En Belgique, il dépasse pour la première fois la barre symbolique du milliard d’euros. Le marché a été porteur en 2022. La hausse est liée à la combinaison d’une prise de commandes prudente qui intègre les hausses de prix et de la révision des prix des commandes existantes pour les marchés révisables. Les marchés publics ont également été un segment important. Et d’une manière générale, nous avons été sélectifs dans nos choix, vu que les marges bénéficiaires sont faibles. Parmi nos succès commerciaux de 2022, je relèverais la construction d’une tour de 25 étages dans le quartier Nieuw Zuid à Anvers, d’un immeuble de 12 étages pour l’hôpital universitaire de Gand, d’une tour résidentielle à Ostende ou encore de deux nouvelles phases du complexe immobilier City Dox à Anderlecht.

Etes-vous plus inquiet pour 2023?

En résidentiel, on observe moins de lancements de nouveaux projets. Nous avons toutefois entamé l’année avec un carnet de commandes bien rempli. Il n’y aura donc pas de problème pour cette année. Il y a davantage d’incertitudes pour 2024.

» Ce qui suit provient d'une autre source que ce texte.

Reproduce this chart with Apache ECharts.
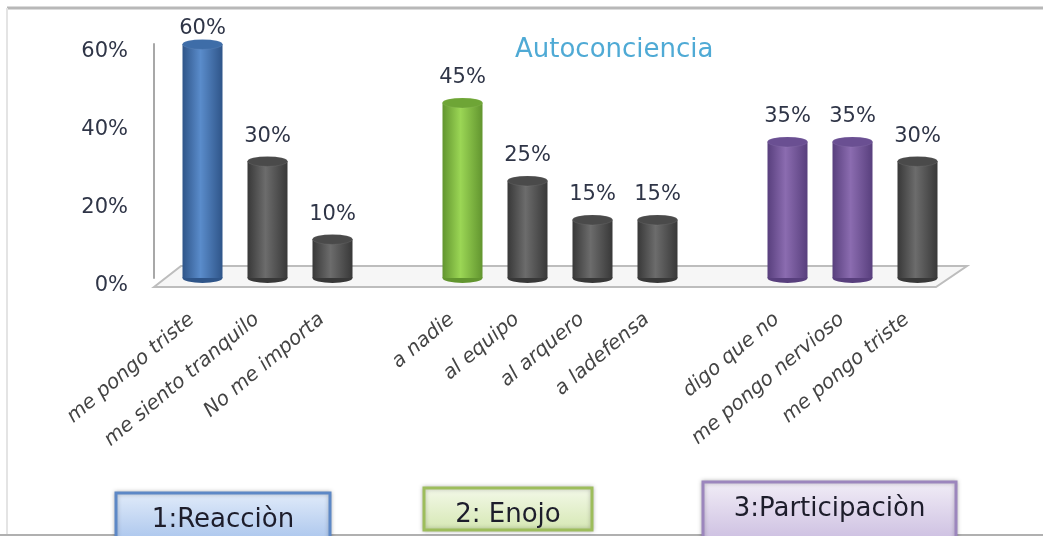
<!DOCTYPE html>
<html>
<head>
<meta charset="utf-8">
<script src="https://cdn.jsdelivr.net/npm/echarts@6/dist/echarts.min.js"></script>
<style>
  html, body { margin: 0; padding: 0; background: #fff; }
  #chart { width: 1043px; height: 536px; }
</style>
</head>
<body>
<div id="chart"></div>
<script>
// data ('' / null = gap between the groups)
var categories = ['me pongo triste', 'me siento tranquilo', 'No me importa', '',
  'a nadie', 'al equipo', 'al arquero', 'a ladefensa', '',
  'digo que no', 'me pongo nervioso', 'me pongo triste'];
var values = [60, 30, 10, null, 45, 25, 15, 15, null, 35, 35, 30];
var yTicks = [0, 20, 40, 60];
var groupNames = ['1:Reacciòn', '2: Enojo', '3:Participaciòn'];

// which bars get a colour instead of grey
var highlight = { 0: 'blue', 4: 'green', 9: 'purple', 10: 'purple' };

var palette = {
  gray:   { edge: '#383838', mid: '#6c6c6c', cap: '#4a4a4a', rim: '#d2d2d2' },
  blue:   { edge: '#2f5589', mid: '#5a8ccb', cap: '#3e6da8', rim: '#c9d6e8' },
  green:  { edge: '#62952f', mid: '#9bd655', cap: '#6ea536', rim: '#d0e8b0' },
  purple: { edge: '#583f7d', mid: '#8b6cb0', cap: '#6a4f92', rim: '#d6cbe4' }
};

function pal(i) { return palette[highlight[i] || 'gray']; }

var font = 'DejaVu Sans';
var maxVal = Math.max.apply(null, values.filter(function (v) { return v != null; }));

var barData = values.map(function (v, i) {
  if (v == null) return null;
  var p = pal(i);
  var d = {
    value: v,
    itemStyle: {
      color: new echarts.graphic.LinearGradient(0, 0, 1, 0, [
        { offset: 0, color: p.edge },
        { offset: 0.45, color: p.mid },
        { offset: 1, color: p.edge }
      ])
    }
  };
  // the tallest label sits squeezed under the top border
  if (v === maxVal) d.label = { distance: 5 };
  return d;
});
var capData = values.map(function (v, i) {
  if (v == null) return null;
  var p = pal(i);
  return { value: v, itemStyle: { color: p.cap, borderColor: p.rim, borderWidth: 1.5 } };
});
var baseData = values.map(function (v, i) {
  if (v == null) return null;
  return { value: v, itemStyle: { color: pal(i).edge } };
});

var boxStyle = [
  { x: 116, y: 493, w: 214, h: 50, top: '#e2ecfa', bottom: '#a7c3ec', stroke: '#5d88c6' },
  { x: 424, y: 488, w: 168, h: 42, top: '#f4f9ea', bottom: '#d5e7b2', stroke: '#9dbd5c' },
  { x: 703, y: 482, w: 253, h: 60, top: '#f2eef7', bottom: '#cbbde0', stroke: '#9c86bd' }
];
var boxes = [];
groupNames.forEach(function (name, i) {
  var b = boxStyle[i];
  boxes.push({
    type: 'rect',
    shape: { x: b.x, y: b.y, width: b.w, height: b.h },
    style: {
      fill: new echarts.graphic.LinearGradient(0, 0, 0, 1, [
        { offset: 0, color: b.top }, { offset: 1, color: b.bottom }
      ]),
      stroke: b.stroke, lineWidth: 3,
      shadowBlur: 4, shadowColor: 'rgba(0,0,0,0.25)'
    },
    z: 5
  });
  boxes.push({
    type: 'text',
    x: b.x + b.w / 2, y: b.y + 27,
    style: {
      text: name, fill: '#1d1d2b', font: '26px "DejaVu Sans"',
      textAlign: 'center', textVerticalAlign: 'middle'
    },
    z: 6
  });
});

var chart = echarts.init(document.getElementById('chart'));
chart.setOption({
  animation: false,
  title: {
    text: 'Autoconciencia',
    left: 510, top: 32,
    textStyle: { color: '#4faad5', fontSize: 26, fontWeight: 'normal', fontFamily: font }
  },
  grid: { left: 170, right: 93, top: 44, bottom: 258 },
  xAxis: {
    type: 'category',
    data: categories,
    axisLine: { show: false },
    axisTick: { show: false },
    axisLabel: {
      interval: 0, rotate: 40, margin: 30,
      padding: [0, 14, 0, 0],
      color: '#444', fontSize: 20, fontStyle: 'italic', fontFamily: font
    }
  },
  yAxis: {
    type: 'value',
    min: yTicks[0], max: yTicks[yTicks.length - 1], interval: 20,
    offset: 16,
    splitLine: { show: false },
    axisTick: { show: false },
    axisLine: { show: true, lineStyle: { color: '#a8a8a8', width: 2 } },
    axisLabel: {
      formatter: '{value}%', margin: 26,
      verticalAlign: 'top', lineHeight: 16,
      color: '#2f3547', fontSize: 21, fontFamily: font
    }
  },
  graphic: [
    { type: 'line', shape: { x1: 7, y1: 8, x2: 1043, y2: 8 }, style: { stroke: '#b8b8b8', lineWidth: 3 } },
    { type: 'line', shape: { x1: 7, y1: 8, x2: 7, y2: 536 }, style: { stroke: '#e4e4e4', lineWidth: 2 } },
    { type: 'line', shape: { x1: 0, y1: 535, x2: 1043, y2: 535 }, style: { stroke: '#b0b0b0', lineWidth: 2 } },
    {
      type: 'polygon',
      shape: { points: [[154, 287], [181, 266], [967, 266], [936, 287]] },
      style: { fill: '#f6f6f6', stroke: '#bdbdbd', lineWidth: 2 },
      z: 0
    }
  ].concat(boxes),
  series: [
    {
      type: 'pictorialBar',
      data: baseData,
      symbol: 'circle',
      symbolSize: [40, 10],
      symbolOffset: [0, '50%'],
      z: 1
    },
    {
      type: 'bar',
      data: barData,
      barWidth: 40,
      z: 2,
      label: {
        show: true, position: 'top', distance: 14,
        formatter: '{c}%',
        color: '#2f3547', fontSize: 21, fontFamily: font
      }
    },
    {
      type: 'pictorialBar',
      data: capData,
      symbol: 'circle',
      symbolSize: [40, 10],
      symbolPosition: 'end',
      symbolOffset: [0, '-50%'],
      z: 3
    }
  ]
});
</script>
</body>
</html>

Quel est l’impact de la guerre en Ukraine pour CFE?

Lors du déclenchement de la guerre, il y a eu une flambée des coûts des matériaux à laquelle nous n’étions pas préparés. Tant pour la promotion que pour la construction. L’impact de la hausse des coûts a surtout été marqué en Pologne. Le marché résidentiel y est toujours à l’arrêt. Les taux d’intérêt variables sont passés de 3 à 10%. Ce marché est toutefois très réactif. Nous espérons une reprise du marché d’ici l’été.

Visez-vous d’autres marchés que la Pologne en Europe centrale?

“La vraie interrogation est de savoir comment on peut réduire structurellement le prix d’un bien de qualité.”

C’est encore prématuré d’en parler. Mais je suis persuadé que des investissements majeurs seront réalisés en Ukraine et dans les pays limitrophes. Nous y croyons et nous sommes prêts à mettre davantage de moyens.

Quel regard portez-vous sur l’évolution du logement neuf: les prix ne sont-ils pas doucement en train d’atteindre un plafond?

Cette question tracasse clairement le secteur. La sous-offre maintient actuellement des prix élevés. La vraie interrogation est de savoir comment on peut réduire structurellement le prix d’un bien de qualité. Le secteur doit trouver de nouvelles réponses à cette problématique. Je pense que cela passera par une plus grande systématisation de l’approche et une industrialisation des procédés de construction. Le secteur immobilier est encore trop dans l’artisanat à ce niveau.

Les développements résidentiels de BPI alimentent en partie votre carnet de commandes. On relève 52 chantiers en cours de construction et 151 projets à l’étude. Etes-vous satisfait du rythme de développement de projets, en Belgique principalement?

Son rôle n’est pas d’alimenter la filiale de construction et de rénovation. Il est avant tout de développer des projets urbains de qualité. Pour l’heure, il y 452.000 m2 dans le pipeline, avec une valeur de sortie de 1,6 milliard. Je suis donc très content des résultats de BPI. Pour le reste, nous sommes mécontents des retards pris dans le développement de nos projets bruxellois suite à des manquements dans la délivrance des permis définitifs. Cela pèse énormément sur le capital investi. Et d’une manière générale, cela freine le renouveau de la ville et la construction d’une nouvelle qualité de vie. On espère recevoir les permis pour Brouck’R (38.000 m2), Key West (63.000 m2), Arlon 53 (19.000 m2) d’ici l’été 2023, et Move’Hub (51.000 m2) un peu plus tard.

Ces projets intègrent-ils déjà votre nouvelle stratégie en matière de durabilité?

Pas suffisamment pour tous. Mais dorénavant, quand BPI sélectionne un projet, il doit respecter une grille de neuf critères contraignants liés à la durabilité. Et s’il n’y en a pas minimum cinq qui sont rencontrés, ils ne poursuivent pas l’étude du dossier. Qu’importe si le projet est ultra-rentable. C’est un choix difficile en tant que dirigeant mais je pense qu’à long terme, il s’agit d’une bonne stratégie. Sinon, ces projets seront impossibles à revendre dans le futur. Une étude allemande montre que la différence de valeur entre un logement résidentiel qui possède un excellent PEB et un autre avec un score mauvais s’élève jusqu’à 40%.

Qu’attendez-vous des prochains mois?

Nos trois marchés devraient connaître une croissance soutenue. Et ce de manière structurelle. Qu’il s’agisse des bâtiments durables, des industries intelligentes et des infrastructures pour l’énergie et la mobilité de demain. Pour le reste, nous voulons surtout accentuer le développement de la technologie avec VMA et la maintenance des bâtiments. Et investir plus dans les infrastructures pour l’énergie, comme les parcs de batteries. Le développement immobilier reste aussi un volet important. Alors que plus spécifiquement, on aimerait accélérer le développement de la construction en bois. Pour les immeubles de six à huit étages, ce type de construction a d’énormes avantages.